## ENTRIES SUPPLIED
start

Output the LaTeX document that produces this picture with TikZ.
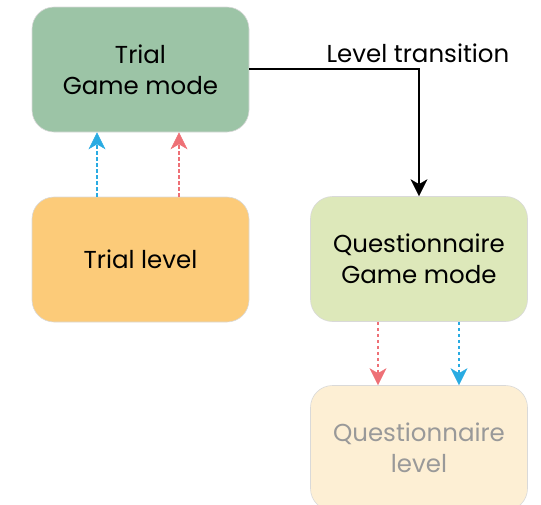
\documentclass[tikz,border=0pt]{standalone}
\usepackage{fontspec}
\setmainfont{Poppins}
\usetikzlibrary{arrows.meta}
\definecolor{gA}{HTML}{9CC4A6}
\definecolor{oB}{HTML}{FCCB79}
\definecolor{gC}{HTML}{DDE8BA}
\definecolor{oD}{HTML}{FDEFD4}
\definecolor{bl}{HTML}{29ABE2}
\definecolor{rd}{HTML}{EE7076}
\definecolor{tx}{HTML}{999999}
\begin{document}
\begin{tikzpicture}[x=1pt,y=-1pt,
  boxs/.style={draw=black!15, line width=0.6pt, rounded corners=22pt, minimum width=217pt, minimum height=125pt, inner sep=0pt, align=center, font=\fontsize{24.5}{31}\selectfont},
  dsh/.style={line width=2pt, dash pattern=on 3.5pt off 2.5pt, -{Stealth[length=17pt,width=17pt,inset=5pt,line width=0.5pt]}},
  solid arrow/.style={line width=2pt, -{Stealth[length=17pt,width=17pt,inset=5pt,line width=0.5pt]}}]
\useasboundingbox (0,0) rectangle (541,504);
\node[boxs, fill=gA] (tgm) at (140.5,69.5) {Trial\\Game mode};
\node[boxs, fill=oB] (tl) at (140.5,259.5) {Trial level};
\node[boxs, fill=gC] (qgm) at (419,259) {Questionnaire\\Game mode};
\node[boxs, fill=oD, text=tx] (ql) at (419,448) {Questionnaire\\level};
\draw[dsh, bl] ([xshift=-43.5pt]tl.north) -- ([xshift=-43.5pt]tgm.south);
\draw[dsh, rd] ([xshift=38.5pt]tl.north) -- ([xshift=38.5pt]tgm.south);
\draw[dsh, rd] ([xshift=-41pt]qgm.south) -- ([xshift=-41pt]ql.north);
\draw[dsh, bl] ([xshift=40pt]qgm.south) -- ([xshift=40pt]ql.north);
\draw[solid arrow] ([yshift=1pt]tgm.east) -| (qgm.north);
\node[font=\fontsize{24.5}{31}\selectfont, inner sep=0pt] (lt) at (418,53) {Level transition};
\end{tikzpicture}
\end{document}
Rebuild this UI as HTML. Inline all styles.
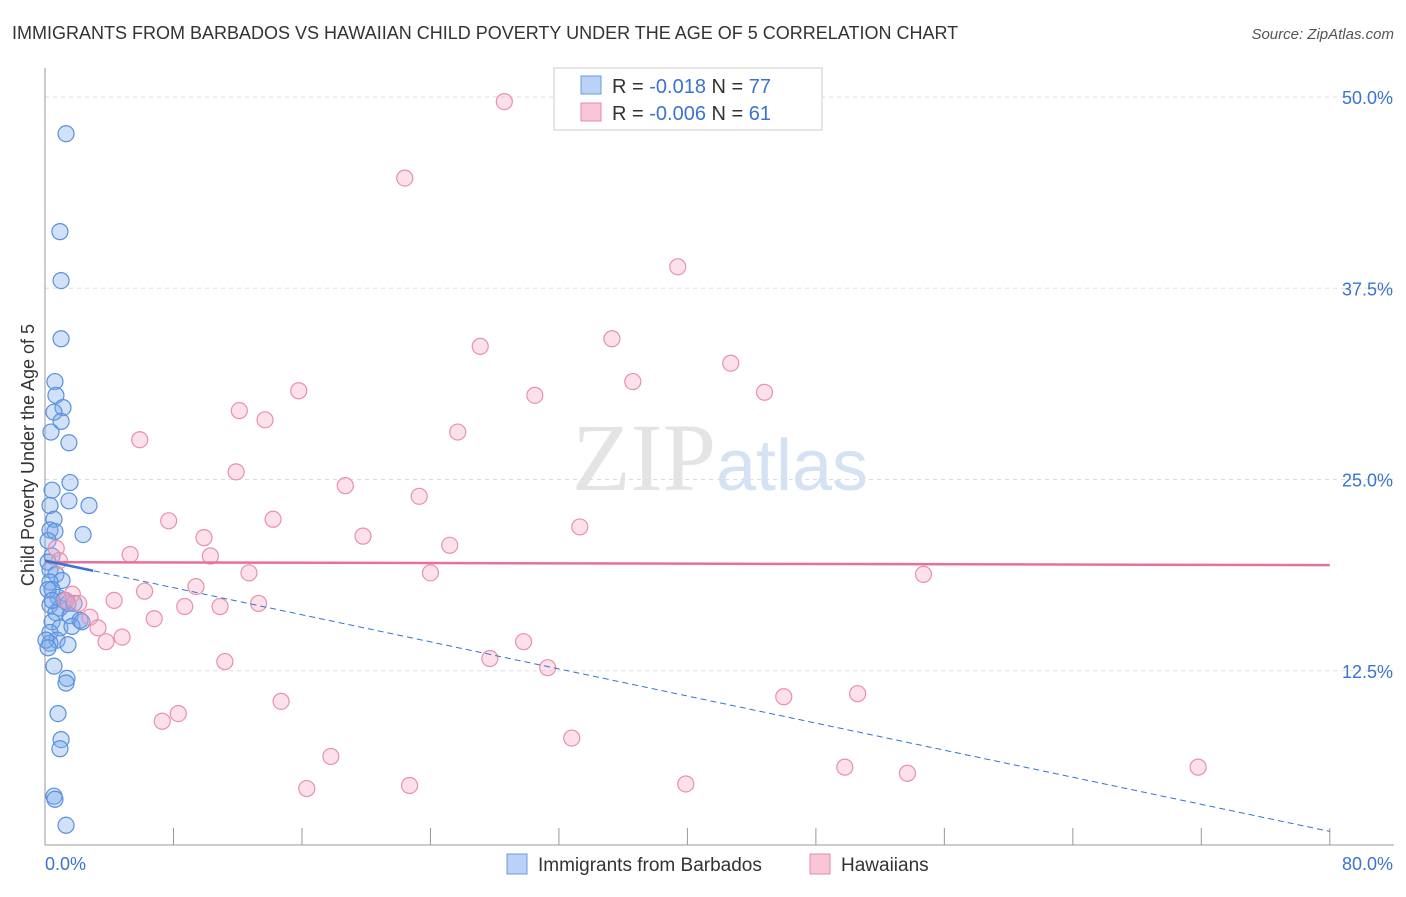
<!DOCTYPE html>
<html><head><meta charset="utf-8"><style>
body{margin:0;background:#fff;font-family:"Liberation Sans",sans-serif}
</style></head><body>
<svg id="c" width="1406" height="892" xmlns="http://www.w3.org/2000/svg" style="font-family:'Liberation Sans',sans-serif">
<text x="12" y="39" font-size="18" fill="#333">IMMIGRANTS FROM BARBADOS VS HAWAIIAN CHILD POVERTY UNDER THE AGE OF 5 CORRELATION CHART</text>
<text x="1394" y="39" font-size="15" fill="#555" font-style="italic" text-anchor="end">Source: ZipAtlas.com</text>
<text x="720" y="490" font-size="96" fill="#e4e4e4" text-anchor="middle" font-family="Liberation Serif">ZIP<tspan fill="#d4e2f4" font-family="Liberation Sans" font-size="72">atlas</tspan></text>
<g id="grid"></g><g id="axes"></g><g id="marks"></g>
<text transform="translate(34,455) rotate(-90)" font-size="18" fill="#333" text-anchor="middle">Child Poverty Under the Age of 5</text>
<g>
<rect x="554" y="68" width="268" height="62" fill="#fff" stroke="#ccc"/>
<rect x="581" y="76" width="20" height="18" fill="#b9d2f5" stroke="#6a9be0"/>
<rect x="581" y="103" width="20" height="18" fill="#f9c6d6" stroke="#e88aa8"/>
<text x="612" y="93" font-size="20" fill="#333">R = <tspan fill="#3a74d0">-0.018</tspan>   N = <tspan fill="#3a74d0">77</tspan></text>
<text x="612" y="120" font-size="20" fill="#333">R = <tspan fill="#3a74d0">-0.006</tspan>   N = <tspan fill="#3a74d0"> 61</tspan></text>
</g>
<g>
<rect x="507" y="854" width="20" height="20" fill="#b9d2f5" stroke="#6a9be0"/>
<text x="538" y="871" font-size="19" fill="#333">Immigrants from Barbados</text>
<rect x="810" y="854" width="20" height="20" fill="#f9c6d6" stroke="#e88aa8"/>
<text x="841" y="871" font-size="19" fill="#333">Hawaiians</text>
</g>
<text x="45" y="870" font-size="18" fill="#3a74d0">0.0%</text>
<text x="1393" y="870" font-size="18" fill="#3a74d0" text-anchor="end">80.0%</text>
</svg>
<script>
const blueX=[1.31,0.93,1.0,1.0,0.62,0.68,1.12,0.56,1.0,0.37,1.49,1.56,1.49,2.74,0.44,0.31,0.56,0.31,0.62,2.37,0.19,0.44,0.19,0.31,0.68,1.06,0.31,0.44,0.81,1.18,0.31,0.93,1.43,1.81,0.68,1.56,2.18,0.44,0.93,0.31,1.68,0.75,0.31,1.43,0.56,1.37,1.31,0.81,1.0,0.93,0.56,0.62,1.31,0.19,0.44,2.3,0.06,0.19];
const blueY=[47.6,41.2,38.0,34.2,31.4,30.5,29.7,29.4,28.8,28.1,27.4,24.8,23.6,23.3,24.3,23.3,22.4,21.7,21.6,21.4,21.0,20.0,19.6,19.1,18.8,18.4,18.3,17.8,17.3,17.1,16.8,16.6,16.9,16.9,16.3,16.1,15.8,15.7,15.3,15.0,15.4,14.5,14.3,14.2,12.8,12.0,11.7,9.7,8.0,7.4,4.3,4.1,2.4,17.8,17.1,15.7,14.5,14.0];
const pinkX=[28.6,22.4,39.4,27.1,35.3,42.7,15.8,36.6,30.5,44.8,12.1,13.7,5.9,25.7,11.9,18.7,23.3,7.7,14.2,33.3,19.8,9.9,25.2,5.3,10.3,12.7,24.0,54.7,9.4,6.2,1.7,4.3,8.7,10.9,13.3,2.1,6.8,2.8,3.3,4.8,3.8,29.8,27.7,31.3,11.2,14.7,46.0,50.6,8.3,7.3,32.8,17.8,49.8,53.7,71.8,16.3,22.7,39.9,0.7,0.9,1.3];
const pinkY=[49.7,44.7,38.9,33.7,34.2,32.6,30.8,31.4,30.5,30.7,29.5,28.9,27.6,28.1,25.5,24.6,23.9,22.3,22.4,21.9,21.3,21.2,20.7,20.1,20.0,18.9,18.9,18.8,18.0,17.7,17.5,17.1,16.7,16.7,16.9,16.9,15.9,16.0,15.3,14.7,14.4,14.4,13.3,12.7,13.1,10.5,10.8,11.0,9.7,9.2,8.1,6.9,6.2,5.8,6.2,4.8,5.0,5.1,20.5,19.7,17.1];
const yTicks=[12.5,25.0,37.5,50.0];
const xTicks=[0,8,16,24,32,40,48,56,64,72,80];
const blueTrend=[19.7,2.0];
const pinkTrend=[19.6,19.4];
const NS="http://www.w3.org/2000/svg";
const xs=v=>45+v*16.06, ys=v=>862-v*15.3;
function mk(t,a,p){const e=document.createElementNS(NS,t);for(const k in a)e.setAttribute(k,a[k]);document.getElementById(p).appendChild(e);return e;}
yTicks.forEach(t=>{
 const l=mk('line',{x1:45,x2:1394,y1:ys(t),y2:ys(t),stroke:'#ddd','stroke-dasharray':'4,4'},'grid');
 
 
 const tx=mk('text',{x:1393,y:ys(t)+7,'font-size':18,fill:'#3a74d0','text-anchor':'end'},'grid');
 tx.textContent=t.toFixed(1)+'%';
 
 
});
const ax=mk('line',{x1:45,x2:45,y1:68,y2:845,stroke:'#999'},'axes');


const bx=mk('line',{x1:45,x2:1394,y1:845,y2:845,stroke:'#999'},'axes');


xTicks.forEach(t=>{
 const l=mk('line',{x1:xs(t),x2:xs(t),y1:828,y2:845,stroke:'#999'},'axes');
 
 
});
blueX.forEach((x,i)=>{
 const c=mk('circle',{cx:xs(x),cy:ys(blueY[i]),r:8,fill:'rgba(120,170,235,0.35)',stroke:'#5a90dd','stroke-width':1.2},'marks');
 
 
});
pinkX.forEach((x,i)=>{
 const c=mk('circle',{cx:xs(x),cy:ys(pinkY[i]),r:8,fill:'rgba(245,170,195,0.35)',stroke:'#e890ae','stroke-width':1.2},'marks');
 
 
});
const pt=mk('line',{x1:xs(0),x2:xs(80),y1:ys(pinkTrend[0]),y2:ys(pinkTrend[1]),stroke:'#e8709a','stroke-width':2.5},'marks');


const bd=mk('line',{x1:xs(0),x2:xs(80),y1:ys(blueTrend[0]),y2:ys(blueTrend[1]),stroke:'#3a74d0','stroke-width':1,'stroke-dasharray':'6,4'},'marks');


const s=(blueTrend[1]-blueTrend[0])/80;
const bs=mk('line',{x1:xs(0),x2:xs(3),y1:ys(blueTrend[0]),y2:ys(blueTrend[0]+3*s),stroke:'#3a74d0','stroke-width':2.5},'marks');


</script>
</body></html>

end

## STATED PROBLEM
Write down every line of the data above that includes the string "this".

## COMPLETED TASK
Output the LaTeX document that produces this picture with TikZ.
Rebuild this UI as HTML. Inline all styles.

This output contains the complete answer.